**Input records:**

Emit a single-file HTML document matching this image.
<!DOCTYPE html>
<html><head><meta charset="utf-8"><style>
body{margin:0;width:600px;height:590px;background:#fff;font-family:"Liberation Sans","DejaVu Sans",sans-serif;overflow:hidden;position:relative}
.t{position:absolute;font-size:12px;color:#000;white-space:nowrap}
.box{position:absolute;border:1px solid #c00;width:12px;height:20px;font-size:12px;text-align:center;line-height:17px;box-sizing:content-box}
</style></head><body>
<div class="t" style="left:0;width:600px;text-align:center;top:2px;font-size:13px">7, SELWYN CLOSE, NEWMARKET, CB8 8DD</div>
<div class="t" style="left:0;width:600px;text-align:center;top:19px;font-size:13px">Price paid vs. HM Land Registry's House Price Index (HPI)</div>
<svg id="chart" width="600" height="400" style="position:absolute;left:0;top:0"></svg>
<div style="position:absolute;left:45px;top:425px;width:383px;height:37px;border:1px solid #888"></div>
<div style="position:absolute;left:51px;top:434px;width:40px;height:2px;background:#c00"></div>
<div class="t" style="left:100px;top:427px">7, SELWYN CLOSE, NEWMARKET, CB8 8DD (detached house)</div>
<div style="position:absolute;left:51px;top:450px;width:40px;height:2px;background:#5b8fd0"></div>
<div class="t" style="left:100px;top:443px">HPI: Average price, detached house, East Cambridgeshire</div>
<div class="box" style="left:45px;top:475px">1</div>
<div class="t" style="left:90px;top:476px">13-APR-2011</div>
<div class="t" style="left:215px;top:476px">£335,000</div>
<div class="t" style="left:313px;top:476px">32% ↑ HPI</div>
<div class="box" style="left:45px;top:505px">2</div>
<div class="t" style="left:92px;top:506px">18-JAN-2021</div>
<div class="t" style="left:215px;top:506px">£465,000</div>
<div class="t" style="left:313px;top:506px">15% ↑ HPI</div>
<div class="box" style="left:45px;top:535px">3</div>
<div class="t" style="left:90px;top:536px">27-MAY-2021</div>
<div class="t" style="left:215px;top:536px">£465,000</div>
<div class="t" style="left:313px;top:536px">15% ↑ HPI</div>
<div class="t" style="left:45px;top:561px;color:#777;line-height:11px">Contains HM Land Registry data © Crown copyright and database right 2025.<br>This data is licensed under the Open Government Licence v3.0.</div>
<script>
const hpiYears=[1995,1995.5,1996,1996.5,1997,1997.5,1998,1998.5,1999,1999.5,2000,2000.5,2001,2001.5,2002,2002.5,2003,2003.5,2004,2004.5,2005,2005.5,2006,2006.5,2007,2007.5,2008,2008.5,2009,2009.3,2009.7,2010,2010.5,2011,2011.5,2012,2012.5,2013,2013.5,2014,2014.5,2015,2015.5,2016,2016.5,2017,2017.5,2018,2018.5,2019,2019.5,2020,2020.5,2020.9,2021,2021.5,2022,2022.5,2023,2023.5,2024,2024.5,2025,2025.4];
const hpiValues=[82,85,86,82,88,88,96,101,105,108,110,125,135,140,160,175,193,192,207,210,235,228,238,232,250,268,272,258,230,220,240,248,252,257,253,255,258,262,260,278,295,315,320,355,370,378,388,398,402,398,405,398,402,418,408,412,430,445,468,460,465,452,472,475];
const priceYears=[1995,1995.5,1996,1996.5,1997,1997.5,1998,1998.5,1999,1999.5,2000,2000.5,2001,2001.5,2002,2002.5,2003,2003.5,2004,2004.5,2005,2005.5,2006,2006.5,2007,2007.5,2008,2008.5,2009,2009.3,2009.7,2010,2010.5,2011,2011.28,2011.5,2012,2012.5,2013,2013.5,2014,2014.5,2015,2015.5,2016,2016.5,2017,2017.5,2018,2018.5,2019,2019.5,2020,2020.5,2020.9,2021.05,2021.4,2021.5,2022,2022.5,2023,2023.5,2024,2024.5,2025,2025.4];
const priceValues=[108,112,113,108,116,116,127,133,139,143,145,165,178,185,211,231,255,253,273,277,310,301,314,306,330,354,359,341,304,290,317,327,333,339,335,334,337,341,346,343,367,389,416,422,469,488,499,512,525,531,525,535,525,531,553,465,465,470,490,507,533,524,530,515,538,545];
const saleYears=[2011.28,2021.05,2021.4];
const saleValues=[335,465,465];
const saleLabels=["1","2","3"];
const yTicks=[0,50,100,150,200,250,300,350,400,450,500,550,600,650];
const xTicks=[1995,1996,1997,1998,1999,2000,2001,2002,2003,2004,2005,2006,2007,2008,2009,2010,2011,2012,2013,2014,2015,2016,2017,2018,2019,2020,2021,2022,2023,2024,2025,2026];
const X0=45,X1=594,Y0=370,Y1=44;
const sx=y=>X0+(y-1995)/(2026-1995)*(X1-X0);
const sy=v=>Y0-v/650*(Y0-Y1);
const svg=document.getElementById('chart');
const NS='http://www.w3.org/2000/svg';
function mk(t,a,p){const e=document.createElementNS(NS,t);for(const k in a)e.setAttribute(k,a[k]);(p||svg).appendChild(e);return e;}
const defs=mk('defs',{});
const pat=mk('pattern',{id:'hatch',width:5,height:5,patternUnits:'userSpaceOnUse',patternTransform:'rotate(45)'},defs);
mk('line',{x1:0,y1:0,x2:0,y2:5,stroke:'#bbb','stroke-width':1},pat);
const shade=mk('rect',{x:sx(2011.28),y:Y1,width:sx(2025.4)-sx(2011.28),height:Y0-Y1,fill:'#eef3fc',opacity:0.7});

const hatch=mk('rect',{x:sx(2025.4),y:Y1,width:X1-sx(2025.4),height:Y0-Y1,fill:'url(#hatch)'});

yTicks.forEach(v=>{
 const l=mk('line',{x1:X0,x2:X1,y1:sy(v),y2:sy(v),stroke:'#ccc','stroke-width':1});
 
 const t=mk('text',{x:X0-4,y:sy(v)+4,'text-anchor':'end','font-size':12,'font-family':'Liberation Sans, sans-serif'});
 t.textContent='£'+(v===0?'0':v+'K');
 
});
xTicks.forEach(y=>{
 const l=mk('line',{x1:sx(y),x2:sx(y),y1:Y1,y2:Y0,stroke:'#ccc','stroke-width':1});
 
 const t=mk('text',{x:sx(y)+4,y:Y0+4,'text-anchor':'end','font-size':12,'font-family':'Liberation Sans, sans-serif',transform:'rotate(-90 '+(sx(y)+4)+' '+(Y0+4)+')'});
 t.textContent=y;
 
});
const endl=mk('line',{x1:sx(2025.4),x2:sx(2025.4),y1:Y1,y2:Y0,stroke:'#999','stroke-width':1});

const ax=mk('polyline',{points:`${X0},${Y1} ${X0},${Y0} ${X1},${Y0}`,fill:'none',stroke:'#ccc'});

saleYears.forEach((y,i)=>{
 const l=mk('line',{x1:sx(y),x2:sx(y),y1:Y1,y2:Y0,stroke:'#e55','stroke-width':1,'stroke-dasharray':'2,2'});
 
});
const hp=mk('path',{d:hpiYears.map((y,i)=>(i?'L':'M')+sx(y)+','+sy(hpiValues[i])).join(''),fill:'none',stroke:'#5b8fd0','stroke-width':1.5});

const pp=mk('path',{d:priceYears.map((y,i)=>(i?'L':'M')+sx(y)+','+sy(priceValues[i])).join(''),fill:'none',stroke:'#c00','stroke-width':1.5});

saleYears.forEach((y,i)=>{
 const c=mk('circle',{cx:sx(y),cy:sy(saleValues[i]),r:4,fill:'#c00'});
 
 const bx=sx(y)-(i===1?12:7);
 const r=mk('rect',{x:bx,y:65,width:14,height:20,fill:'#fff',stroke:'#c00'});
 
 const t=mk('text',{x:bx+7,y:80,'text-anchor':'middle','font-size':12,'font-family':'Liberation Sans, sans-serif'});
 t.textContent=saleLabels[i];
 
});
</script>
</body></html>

...

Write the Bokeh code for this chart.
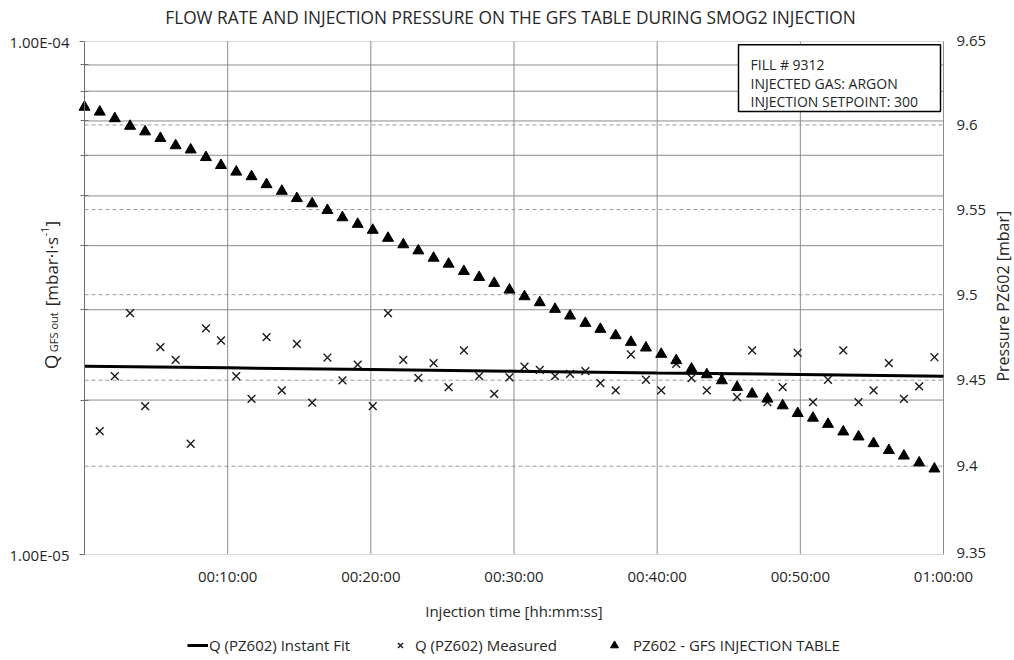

--

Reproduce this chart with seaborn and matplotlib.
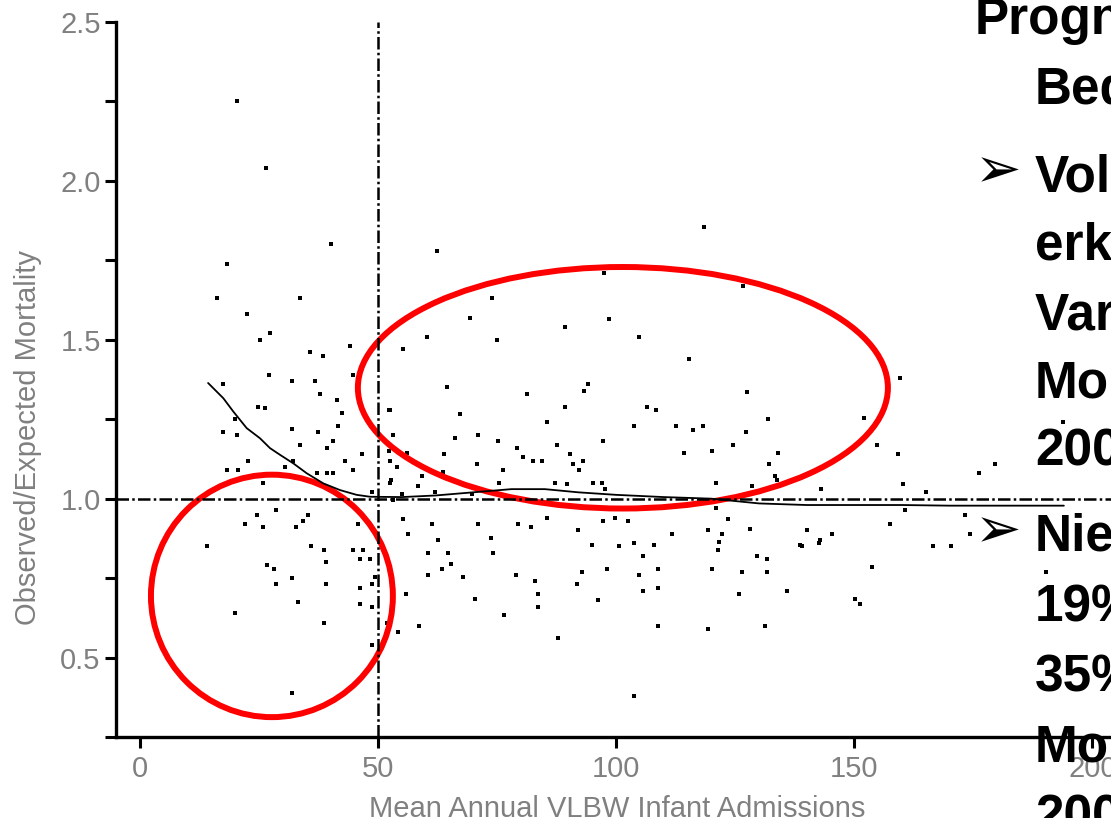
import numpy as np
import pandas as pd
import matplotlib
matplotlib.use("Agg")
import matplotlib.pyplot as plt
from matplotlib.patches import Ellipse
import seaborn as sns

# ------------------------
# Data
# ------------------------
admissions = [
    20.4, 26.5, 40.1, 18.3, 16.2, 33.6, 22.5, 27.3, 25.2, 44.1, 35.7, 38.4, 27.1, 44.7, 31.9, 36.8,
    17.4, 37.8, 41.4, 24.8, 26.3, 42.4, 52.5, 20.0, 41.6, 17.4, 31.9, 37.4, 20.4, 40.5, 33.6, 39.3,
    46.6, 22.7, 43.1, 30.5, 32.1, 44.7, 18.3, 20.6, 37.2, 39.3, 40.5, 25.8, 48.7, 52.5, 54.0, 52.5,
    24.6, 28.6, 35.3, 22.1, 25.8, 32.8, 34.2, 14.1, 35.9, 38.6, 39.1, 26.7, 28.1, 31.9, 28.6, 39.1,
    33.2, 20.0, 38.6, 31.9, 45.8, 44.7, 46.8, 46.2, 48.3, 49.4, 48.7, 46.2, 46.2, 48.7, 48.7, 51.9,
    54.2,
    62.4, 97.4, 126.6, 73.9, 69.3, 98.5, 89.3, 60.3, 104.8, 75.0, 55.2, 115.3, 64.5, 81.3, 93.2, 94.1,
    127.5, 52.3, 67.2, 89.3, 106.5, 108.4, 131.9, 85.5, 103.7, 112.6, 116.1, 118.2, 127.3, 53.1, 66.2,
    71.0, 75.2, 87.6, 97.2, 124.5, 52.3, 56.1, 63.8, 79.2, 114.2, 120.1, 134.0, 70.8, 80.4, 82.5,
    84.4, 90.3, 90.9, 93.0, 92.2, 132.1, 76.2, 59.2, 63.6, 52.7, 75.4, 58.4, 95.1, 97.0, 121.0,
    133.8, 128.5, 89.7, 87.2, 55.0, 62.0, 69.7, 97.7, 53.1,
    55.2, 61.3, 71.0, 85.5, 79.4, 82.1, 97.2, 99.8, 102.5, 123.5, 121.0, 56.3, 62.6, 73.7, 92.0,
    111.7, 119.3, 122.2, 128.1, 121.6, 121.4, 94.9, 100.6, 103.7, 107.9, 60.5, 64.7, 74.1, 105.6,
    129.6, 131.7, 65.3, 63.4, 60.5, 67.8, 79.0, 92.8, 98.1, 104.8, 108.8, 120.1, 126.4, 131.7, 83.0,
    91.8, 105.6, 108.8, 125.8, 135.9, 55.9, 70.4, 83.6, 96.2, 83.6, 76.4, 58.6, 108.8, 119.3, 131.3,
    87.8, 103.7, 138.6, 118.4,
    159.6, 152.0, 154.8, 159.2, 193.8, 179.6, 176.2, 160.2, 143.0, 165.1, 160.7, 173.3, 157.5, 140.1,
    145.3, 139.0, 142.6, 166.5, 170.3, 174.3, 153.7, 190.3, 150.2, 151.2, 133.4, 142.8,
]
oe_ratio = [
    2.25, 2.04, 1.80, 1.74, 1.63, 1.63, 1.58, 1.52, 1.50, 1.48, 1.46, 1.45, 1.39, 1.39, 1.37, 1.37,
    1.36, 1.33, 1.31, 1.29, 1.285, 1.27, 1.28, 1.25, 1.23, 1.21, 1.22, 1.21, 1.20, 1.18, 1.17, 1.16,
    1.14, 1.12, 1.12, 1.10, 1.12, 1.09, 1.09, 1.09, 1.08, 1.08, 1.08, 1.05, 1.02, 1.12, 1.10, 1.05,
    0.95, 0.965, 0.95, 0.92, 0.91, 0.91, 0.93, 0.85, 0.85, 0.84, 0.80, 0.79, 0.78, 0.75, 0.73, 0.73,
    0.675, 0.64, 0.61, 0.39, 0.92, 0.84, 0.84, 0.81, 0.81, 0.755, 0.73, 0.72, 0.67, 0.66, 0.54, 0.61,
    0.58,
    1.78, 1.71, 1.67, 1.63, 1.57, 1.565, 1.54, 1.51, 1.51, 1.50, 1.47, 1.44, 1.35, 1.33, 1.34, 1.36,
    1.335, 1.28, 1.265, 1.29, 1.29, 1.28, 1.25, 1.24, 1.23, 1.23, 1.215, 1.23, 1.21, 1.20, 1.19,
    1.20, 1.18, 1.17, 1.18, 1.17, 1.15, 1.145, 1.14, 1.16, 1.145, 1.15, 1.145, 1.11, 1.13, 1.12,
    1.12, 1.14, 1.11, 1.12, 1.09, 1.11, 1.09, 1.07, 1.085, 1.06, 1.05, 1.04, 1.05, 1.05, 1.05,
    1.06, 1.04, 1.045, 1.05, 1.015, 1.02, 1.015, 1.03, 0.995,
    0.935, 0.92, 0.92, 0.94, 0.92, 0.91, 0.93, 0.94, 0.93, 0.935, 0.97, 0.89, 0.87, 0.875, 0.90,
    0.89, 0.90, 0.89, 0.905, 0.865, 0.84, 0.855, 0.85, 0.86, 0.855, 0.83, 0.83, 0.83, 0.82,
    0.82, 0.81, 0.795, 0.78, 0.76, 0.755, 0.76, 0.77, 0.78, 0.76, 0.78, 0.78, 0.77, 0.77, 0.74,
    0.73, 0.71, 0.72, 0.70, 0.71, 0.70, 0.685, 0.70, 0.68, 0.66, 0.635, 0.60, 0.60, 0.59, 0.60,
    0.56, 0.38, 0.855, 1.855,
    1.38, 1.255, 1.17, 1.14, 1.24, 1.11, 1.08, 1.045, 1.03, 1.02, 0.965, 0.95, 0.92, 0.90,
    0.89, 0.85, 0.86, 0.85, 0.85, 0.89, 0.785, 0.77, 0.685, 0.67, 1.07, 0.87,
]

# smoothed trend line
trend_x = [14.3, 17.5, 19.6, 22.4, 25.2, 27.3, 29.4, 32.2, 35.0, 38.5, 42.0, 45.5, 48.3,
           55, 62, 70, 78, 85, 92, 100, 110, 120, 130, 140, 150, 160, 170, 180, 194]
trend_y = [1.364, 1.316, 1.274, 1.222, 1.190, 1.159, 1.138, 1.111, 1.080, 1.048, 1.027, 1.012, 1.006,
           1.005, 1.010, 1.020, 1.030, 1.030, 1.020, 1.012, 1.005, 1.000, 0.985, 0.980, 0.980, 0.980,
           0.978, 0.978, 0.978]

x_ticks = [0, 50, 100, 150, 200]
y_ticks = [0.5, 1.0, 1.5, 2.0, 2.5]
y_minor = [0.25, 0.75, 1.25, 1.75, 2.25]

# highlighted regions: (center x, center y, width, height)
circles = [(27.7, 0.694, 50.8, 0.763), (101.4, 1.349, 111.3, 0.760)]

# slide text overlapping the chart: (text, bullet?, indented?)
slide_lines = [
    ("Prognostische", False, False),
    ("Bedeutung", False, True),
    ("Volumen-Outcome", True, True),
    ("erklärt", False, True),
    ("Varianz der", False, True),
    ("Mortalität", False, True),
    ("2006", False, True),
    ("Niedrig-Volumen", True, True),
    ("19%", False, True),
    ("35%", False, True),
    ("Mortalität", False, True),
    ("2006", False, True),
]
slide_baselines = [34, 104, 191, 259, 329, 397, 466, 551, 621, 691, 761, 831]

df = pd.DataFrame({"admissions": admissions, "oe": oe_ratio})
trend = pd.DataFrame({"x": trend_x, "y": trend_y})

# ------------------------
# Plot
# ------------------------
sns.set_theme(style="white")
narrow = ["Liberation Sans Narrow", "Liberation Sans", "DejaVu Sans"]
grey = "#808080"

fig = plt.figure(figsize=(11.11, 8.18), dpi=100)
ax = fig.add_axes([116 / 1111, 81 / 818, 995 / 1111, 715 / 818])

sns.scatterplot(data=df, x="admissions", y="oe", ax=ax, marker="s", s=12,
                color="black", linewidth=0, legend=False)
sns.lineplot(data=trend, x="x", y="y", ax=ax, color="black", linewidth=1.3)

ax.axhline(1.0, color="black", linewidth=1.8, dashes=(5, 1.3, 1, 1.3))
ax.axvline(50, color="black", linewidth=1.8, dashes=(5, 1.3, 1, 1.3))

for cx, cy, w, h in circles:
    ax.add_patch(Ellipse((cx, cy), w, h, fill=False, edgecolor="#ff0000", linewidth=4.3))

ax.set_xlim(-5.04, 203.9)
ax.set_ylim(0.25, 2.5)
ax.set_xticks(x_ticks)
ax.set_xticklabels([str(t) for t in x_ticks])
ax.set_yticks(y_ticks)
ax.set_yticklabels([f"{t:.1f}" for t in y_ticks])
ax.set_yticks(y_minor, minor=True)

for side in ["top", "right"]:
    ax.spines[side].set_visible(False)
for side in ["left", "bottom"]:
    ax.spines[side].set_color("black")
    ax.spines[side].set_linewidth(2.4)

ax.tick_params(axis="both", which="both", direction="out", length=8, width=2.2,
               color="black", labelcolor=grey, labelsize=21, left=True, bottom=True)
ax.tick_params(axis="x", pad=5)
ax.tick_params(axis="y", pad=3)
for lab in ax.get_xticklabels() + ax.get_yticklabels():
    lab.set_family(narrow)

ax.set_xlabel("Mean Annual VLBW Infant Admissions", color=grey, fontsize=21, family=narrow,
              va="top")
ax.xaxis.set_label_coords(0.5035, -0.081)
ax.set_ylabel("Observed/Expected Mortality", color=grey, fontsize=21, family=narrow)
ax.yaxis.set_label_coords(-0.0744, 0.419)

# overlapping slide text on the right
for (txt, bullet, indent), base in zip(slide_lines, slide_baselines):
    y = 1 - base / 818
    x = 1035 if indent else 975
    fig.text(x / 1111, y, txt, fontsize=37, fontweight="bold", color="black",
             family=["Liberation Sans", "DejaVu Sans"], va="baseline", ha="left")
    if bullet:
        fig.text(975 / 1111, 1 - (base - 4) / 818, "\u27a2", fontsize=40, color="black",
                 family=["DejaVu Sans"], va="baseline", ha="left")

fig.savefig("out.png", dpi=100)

**Do this:**
Keep the images out of the copy. Repeat word for word only the lines from the one containing "Reproduce this chart" through the one containing "import seaborn as sns", both ends included.

**Problem solution:**
Reproduce this chart with seaborn and matplotlib.
import numpy as np
import pandas as pd
import matplotlib
matplotlib.use("Agg")
import matplotlib.pyplot as plt
from matplotlib.patches import Ellipse
import seaborn as sns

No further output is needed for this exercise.